━━━ Record excerpts
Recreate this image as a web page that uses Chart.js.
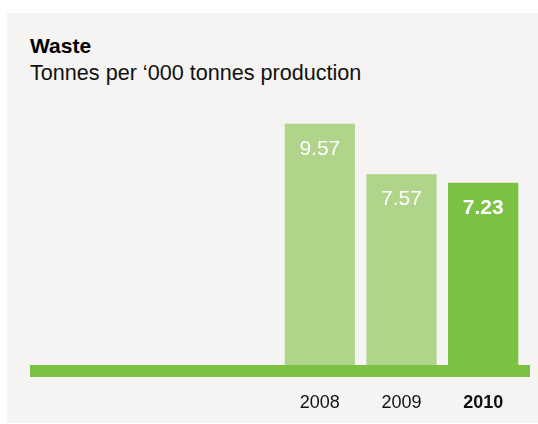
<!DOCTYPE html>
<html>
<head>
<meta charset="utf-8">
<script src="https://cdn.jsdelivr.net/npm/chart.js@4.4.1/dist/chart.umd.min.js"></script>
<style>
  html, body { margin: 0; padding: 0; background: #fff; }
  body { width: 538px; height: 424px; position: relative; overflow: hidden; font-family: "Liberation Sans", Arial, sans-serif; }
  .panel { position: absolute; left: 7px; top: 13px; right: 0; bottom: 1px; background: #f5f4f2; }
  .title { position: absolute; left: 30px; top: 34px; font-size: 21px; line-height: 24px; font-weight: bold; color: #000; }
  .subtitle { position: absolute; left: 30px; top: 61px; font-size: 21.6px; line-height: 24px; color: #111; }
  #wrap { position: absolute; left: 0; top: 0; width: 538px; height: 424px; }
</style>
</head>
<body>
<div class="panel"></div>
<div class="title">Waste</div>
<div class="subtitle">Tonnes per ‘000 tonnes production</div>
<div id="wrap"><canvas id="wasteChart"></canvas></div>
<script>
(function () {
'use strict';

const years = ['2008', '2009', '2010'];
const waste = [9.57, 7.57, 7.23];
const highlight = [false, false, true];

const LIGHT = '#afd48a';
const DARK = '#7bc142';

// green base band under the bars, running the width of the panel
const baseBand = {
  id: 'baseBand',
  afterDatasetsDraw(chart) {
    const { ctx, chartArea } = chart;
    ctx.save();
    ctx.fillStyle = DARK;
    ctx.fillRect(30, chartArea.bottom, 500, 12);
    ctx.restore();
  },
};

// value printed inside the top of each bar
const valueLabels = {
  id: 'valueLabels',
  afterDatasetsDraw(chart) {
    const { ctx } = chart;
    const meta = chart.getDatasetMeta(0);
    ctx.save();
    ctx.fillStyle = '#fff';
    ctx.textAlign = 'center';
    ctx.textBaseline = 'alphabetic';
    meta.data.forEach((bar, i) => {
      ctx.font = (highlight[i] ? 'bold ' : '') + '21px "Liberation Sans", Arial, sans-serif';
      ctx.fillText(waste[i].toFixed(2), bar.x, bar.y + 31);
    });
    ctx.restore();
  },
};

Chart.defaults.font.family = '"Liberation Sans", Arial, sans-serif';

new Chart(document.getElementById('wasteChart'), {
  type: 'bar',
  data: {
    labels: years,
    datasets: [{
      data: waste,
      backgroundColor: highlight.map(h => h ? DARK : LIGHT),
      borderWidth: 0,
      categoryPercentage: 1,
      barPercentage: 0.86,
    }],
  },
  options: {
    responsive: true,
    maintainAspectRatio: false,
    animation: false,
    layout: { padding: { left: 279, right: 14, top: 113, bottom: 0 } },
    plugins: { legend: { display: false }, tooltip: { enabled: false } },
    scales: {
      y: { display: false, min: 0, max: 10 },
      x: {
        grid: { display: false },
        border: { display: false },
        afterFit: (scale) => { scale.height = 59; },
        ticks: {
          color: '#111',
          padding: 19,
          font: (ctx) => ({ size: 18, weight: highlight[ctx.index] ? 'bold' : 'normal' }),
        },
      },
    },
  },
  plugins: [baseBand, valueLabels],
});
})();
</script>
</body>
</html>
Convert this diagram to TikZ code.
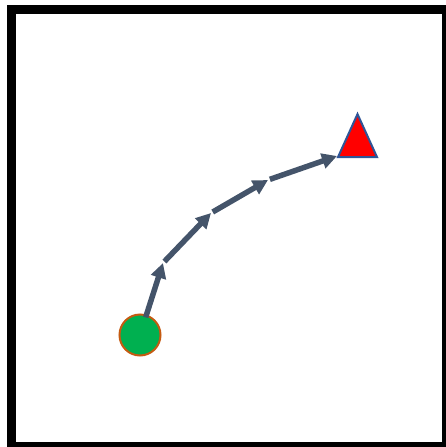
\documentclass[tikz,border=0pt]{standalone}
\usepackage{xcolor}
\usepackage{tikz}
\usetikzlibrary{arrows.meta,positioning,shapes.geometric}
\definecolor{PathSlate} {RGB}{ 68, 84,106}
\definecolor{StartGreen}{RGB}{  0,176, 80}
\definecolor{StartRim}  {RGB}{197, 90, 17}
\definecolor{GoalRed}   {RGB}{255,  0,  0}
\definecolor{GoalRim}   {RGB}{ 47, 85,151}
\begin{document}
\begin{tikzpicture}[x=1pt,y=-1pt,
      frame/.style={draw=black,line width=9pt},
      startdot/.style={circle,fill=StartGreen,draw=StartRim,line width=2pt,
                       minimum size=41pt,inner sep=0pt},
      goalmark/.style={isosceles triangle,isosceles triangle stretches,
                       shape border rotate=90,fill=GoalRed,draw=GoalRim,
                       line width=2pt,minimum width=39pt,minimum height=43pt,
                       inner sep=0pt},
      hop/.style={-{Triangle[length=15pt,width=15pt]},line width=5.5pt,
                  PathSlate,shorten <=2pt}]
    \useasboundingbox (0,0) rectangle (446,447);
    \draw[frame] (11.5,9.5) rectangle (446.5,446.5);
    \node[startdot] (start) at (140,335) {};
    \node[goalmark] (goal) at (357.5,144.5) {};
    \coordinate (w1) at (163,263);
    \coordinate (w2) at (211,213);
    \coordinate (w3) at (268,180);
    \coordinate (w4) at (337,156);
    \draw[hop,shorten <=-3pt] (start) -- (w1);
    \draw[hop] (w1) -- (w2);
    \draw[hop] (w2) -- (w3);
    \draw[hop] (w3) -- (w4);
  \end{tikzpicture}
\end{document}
━━━━━━
> Your objective:
Your task is to transcribe all of the records precisely, with no images included.

> Result of this task:
Recreate this image as a web page that uses Chart.js.
<!DOCTYPE html>
<html>
<head>
<meta charset="utf-8">
<script src="https://cdn.jsdelivr.net/npm/chart.js@4.4.1/dist/chart.umd.min.js"></script>
<style>
  html, body { margin: 0; padding: 0; background: #fff; }
  body { width: 538px; height: 424px; position: relative; overflow: hidden; font-family: "Liberation Sans", Arial, sans-serif; }
  .panel { position: absolute; left: 7px; top: 13px; right: 0; bottom: 1px; background: #f5f4f2; }
  .title { position: absolute; left: 30px; top: 34px; font-size: 21px; line-height: 24px; font-weight: bold; color: #000; }
  .subtitle { position: absolute; left: 30px; top: 61px; font-size: 21.6px; line-height: 24px; color: #111; }
  #wrap { position: absolute; left: 0; top: 0; width: 538px; height: 424px; }
</style>
</head>
<body>
<div class="panel"></div>
<div class="title">Waste</div>
<div class="subtitle">Tonnes per ‘000 tonnes production</div>
<div id="wrap"><canvas id="wasteChart"></canvas></div>
<script>
(function () {
'use strict';

const years = ['2008', '2009', '2010'];
const waste = [9.57, 7.57, 7.23];
const highlight = [false, false, true];

const LIGHT = '#afd48a';
const DARK = '#7bc142';

// green base band under the bars, running the width of the panel
const baseBand = {
  id: 'baseBand',
  afterDatasetsDraw(chart) {
    const { ctx, chartArea } = chart;
    ctx.save();
    ctx.fillStyle = DARK;
    ctx.fillRect(30, chartArea.bottom, 500, 12);
    ctx.restore();
  },
};

// value printed inside the top of each bar
const valueLabels = {
  id: 'valueLabels',
  afterDatasetsDraw(chart) {
    const { ctx } = chart;
    const meta = chart.getDatasetMeta(0);
    ctx.save();
    ctx.fillStyle = '#fff';
    ctx.textAlign = 'center';
    ctx.textBaseline = 'alphabetic';
    meta.data.forEach((bar, i) => {
      ctx.font = (highlight[i] ? 'bold ' : '') + '21px "Liberation Sans", Arial, sans-serif';
      ctx.fillText(waste[i].toFixed(2), bar.x, bar.y + 31);
    });
    ctx.restore();
  },
};

Chart.defaults.font.family = '"Liberation Sans", Arial, sans-serif';

new Chart(document.getElementById('wasteChart'), {
  type: 'bar',
  data: {
    labels: years,
    datasets: [{
      data: waste,
      backgroundColor: highlight.map(h => h ? DARK : LIGHT),
      borderWidth: 0,
      categoryPercentage: 1,
      barPercentage: 0.86,
    }],
  },
  options: {
    responsive: true,
    maintainAspectRatio: false,
    animation: false,
    layout: { padding: { left: 279, right: 14, top: 113, bottom: 0 } },
    plugins: { legend: { display: false }, tooltip: { enabled: false } },
    scales: {
      y: { display: false, min: 0, max: 10 },
      x: {
        grid: { display: false },
        border: { display: false },
        afterFit: (scale) => { scale.height = 59; },
        ticks: {
          color: '#111',
          padding: 19,
          font: (ctx) => ({ size: 18, weight: highlight[ctx.index] ? 'bold' : 'normal' }),
        },
      },
    },
  },
  plugins: [baseBand, valueLabels],
});
})();
</script>
</body>
</html>
Convert this diagram to TikZ code.
\documentclass[tikz,border=0pt]{standalone}
\usepackage{xcolor}
\usepackage{tikz}
\usetikzlibrary{arrows.meta,positioning,shapes.geometric}
\definecolor{PathSlate} {RGB}{ 68, 84,106}
\definecolor{StartGreen}{RGB}{  0,176, 80}
\definecolor{StartRim}  {RGB}{197, 90, 17}
\definecolor{GoalRed}   {RGB}{255,  0,  0}
\definecolor{GoalRim}   {RGB}{ 47, 85,151}
\begin{document}
\begin{tikzpicture}[x=1pt,y=-1pt,
      frame/.style={draw=black,line width=9pt},
      startdot/.style={circle,fill=StartGreen,draw=StartRim,line width=2pt,
                       minimum size=41pt,inner sep=0pt},
      goalmark/.style={isosceles triangle,isosceles triangle stretches,
                       shape border rotate=90,fill=GoalRed,draw=GoalRim,
                       line width=2pt,minimum width=39pt,minimum height=43pt,
                       inner sep=0pt},
      hop/.style={-{Triangle[length=15pt,width=15pt]},line width=5.5pt,
                  PathSlate,shorten <=2pt}]
    \useasboundingbox (0,0) rectangle (446,447);
    \draw[frame] (11.5,9.5) rectangle (446.5,446.5);
    \node[startdot] (start) at (140,335) {};
    \node[goalmark] (goal) at (357.5,144.5) {};
    \coordinate (w1) at (163,263);
    \coordinate (w2) at (211,213);
    \coordinate (w3) at (268,180);
    \coordinate (w4) at (337,156);
    \draw[hop,shorten <=-3pt] (start) -- (w1);
    \draw[hop] (w1) -- (w2);
    \draw[hop] (w2) -- (w3);
    \draw[hop] (w3) -- (w4);
  \end{tikzpicture}
\end{document}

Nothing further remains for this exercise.